Afghanistan: Jurist wirbt für Dialog auf Augenhöhe mit Taliban

Afghanistan: Jurist wirbt für Dialog auf Augenhöhe mit Taliban
Statt sich "große Themen" vorzunehmen, sei es hilfreich, den Dialog zu kleinen Projekten zur Verbesserung der Lebensqualität zu beginnen, sagte Tilmann Röder vom Institute for Law and Society in Afghanistan auf einer Tagung.

Berlin, Schwerte (epd). Für Gespräche mit den Taliban hat sich die 39. Afghanistan-Tagung der Evangelischen Akademie Villigst am Samstag in Berlin ausgesprochen. Tilmann Röder, Vorstand des Institute for Law and Society in Afghanistan in Berlin, trat für einen Dialog auf Augenhöhe ein. „Es muss ein Dialog mit den Taliban stattfinden.“ Statt sich „große Themen“ vorzunehmen, sei es hilfreich, den Dialog zu kleinen Projekten zur Verbesserung der Lebensqualität zu beginnen. Voraussetzung sei die Bereitschaft, einander zuzuhören.

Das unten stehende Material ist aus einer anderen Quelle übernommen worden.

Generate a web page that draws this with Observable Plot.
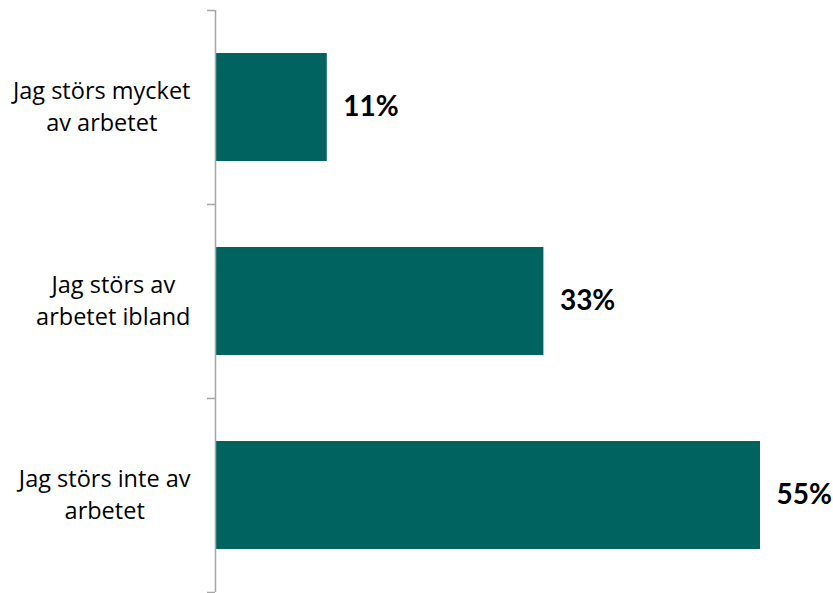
<!DOCTYPE html>
<html>
<head>
<meta charset="utf-8">
<script src="https://cdn.jsdelivr.net/npm/d3@7"></script>
<script src="https://cdn.jsdelivr.net/npm/@observablehq/plot@0.6"></script>
<style>
  html, body { margin: 0; padding: 0; background: #fff; }
  #chart { width: 833px; height: 593px; }
</style>
</head>
<body>
<div id="chart"></div>
<script>
// Data
const categories = [
  "Jag störs mycket\nav arbetet",
  "Jag störs av\narbetet ibland",
  "Jag störs inte av\narbetet"
];
const values = [11.2, 33.1, 55.0];
const valueLabels = ["11%", "33%", "55%"];

const data = categories.map((c, i) => ({cat: c, value: values[i], label: valueLabels[i]}));

// Layout
const W = 833, H = 593;
const mL = 216, mR = 73, mT = 10, mB = 1;
const xMax = 55;
const barColor = "#00635f";
const axisColor = "#a6a6a6";
const labelFont = "Open Sans";
const labelSize = 23.5;
const labelGap = 26;

const step = (H - mT - mB) / categories.length;
const pxPerUnit = (W - mL - mR) / xMax;
const tickLen = 8 / pxPerUnit;

// measure label block widths
const ctx = document.createElement("canvas").getContext("2d");
ctx.font = `${labelSize}px "${labelFont}"`;
const blockWidth = c => Math.max(...c.split("\n").map(l => ctx.measureText(l).width));

const labelMarks = categories.map(c =>
  Plot.text([c], {
    x: () => 0,
    y: d => d,
    text: d => d,
    textAnchor: "middle",
    lineAnchor: "middle",
    lineHeight: 1.4,
    dx: -(labelGap + blockWidth(c) / 2),
    dy: -3,
    fontSize: labelSize,
    fontFamily: labelFont,
    fill: "#000"
  })
);

const chart = Plot.plot({
  width: W,
  height: H,
  marginLeft: mL,
  marginRight: mR,
  marginTop: mT,
  marginBottom: mB,
  style: {fontFamily: "Lato", background: "#fff"},
  x: {domain: [0, xMax], axis: null},
  y: {domain: categories, paddingInner: 0.445, paddingOuter: 0.22, axis: null},
  marks: [
    Plot.barX(data, {x: "value", y: "cat", fill: barColor}),
    Plot.ruleX([0], {stroke: axisColor, strokeWidth: 1.5, dx: -1}),
    Plot.ruleY(categories, {y: d => d, x1: -tickLen, x2: 0, dx: -1, dy: -step / 2, stroke: axisColor, strokeWidth: 1.5}),
    Plot.ruleY(categories.slice(-1), {y: d => d, x1: -tickLen, x2: 0, dx: -1, dy: step / 2, stroke: axisColor, strokeWidth: 1.5}),
    Plot.text(data, {
      x: "value", y: "cat", text: "label",
      textAnchor: "start", dx: 16,
      fontSize: 28, fontWeight: "bold", fontFamily: "Lato", fill: "#000"
    }),
    ...labelMarks
  ]
});
document.getElementById("chart").appendChild(chart);
</script>
</body>
</html>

Hans-Hermann Dube, früherer Leiter der Entwicklungszusammenarbeit der GTZ auf internationaler Ebene, betonte, dass die Taliban „nie ganz weg gewesen seien“, auch nicht während der Zeit des internationalen Einsatzes. Den schnellen Zusammenbruch des politischen Systems nach Abzug der US-amerikanischen Truppen erklärte Dube mit dem Ansehen der Taliban in der Bevölkerung durch ihre befriedende Politik nach Ende der sowjetischen Besatzung und dem von Warlords geführten Bürgerkrieg.

Winfried Nachtwei, früher Bundestagsabgeordneter der Grünen und Mitglied des Bundestag-Verteidigungsausschusses, sprach sich für die Einrichtung eines Verbindungsbüros in Kabul aus.

Erik Kurzweil vom Auswärtigen Amt betonte, dass Deutschland mit rund 450.000 Afghanen die größte afghanische Community in Europa beherberge. Schon deshalb sei eine konsularische Betreuung unumgänglich. Seit kurzem seien zwei afghanische Konsularmitarbeiter der Taliban-Regierung in Deutschland tätig. Man könne sich seine Gesprächspartner nicht immer aussuchen, sagte er und warb um Verständnis für die Haltung der Bundesregierung.

Die Bundesregierung hatte im September Gespräche mit dem Taliban-Regime in Afghanistan zumindest über Abschiebungen aus Deutschland verteidigt. Der stellvertretende Regierungssprecher Steffen Meyer hatte unterstrichen, dass mit den Kontakten keine Anerkennung der Taliban als rechtmäßige afghanische Regierung verbunden sei. Es handele sich um einen Austausch auf technischer Ebene mit dem Ziel, Abschiebungen zu erleichtern.

Der Journalist und Autor Emran Feroz sagte auf der Tagung, er sei „extrem pessimistisch“, was Perspektiven für Afghanistan angehe. 15 Millionen Menschen seien von Hunger bedroht und die internationale Gemeinschaft, auch Deutschland, fahre ihre Hilfe zurück.

Almut Wieland-Karimi, Beraterin für den Peacebuilding Fund des UN-Generalsekretärs, äußerte sich verhalten optimistisch, dass die Taliban auf Forderungen nach einer Lockerung ihrer repressiven Politik eingehen könnten. Durch die Rückkehr Hunderttausender Flüchtlinge aus dem Iran und Pakistan erhöhe sich innenpolitisch der Druck auf das Taliban-Regime.

Die radikalislamischen Taliban haben die Rechte von Frauen und Mädchen massiv beschnitten. Fast 80 Prozent der Frauen zwischen 18 und 29 Jahren sind laut der Frauenorganisation der Vereinten Nationen, UN Women, weder beruflich tätig noch gehen sie zur Schule oder Universität. Wegen der wachsenden Armut arbeiten viele Frauen im informellen Sektor, weil ihnen geregelte Beschäftigung kaum erlaubt ist. Die Vereinten Nationen rechnen aufgrund der Verbote für Frauen und Mädchen mit einer Zunahme von Kinderehen und Teenager-Schwangerschaften.